# The records

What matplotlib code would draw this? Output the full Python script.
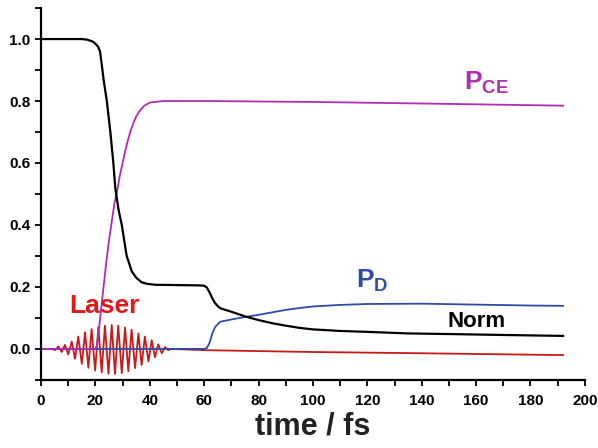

* * *

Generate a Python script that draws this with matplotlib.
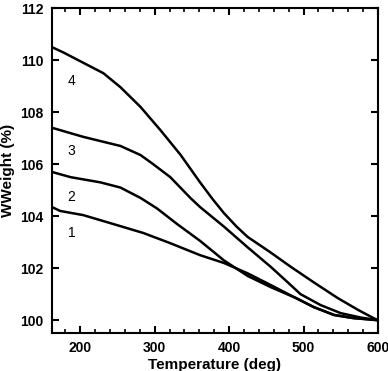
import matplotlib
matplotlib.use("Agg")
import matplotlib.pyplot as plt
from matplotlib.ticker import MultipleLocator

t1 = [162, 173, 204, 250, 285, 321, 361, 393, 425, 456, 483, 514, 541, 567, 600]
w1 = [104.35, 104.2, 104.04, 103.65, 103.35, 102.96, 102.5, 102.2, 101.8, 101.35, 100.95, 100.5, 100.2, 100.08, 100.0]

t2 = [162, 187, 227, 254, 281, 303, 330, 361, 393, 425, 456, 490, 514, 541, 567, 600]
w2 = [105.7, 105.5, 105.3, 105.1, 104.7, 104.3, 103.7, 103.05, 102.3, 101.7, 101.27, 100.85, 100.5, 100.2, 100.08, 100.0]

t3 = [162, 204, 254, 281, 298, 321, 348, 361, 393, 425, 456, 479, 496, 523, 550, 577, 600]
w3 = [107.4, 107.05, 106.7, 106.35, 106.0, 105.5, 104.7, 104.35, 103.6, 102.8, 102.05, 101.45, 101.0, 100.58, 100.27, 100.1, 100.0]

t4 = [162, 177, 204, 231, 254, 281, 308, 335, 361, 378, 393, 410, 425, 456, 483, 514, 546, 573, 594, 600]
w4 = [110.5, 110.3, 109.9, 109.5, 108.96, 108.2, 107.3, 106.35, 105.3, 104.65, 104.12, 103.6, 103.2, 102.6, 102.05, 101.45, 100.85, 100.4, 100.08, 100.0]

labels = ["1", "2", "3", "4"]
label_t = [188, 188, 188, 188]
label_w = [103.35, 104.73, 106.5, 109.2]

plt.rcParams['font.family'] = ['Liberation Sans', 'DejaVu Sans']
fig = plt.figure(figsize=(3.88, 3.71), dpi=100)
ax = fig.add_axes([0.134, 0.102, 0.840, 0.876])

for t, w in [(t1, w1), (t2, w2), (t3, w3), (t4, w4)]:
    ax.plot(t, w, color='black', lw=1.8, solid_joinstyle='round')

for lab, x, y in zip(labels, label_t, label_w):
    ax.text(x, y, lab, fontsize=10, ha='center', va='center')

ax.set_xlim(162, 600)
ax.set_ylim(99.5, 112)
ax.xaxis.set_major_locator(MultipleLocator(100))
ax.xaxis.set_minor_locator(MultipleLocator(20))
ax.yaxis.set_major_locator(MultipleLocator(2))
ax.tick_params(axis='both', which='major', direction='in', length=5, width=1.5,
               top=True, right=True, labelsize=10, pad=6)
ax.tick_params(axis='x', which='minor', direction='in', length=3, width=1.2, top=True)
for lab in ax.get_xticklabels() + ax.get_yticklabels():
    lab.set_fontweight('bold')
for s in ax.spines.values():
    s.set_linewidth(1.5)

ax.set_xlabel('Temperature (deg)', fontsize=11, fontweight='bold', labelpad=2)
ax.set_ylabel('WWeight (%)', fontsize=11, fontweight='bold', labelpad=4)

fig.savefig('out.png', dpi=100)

# Work to do
Omit all pictures and repeat exactly the lines from the one containing "Generate a Python" through the one containing "from matplotlib.ticker import MultipleLocator", ends included, with nothing added.

# Task solution
Generate a Python script that draws this with matplotlib.
import matplotlib
matplotlib.use("Agg")
import matplotlib.pyplot as plt
from matplotlib.ticker import MultipleLocator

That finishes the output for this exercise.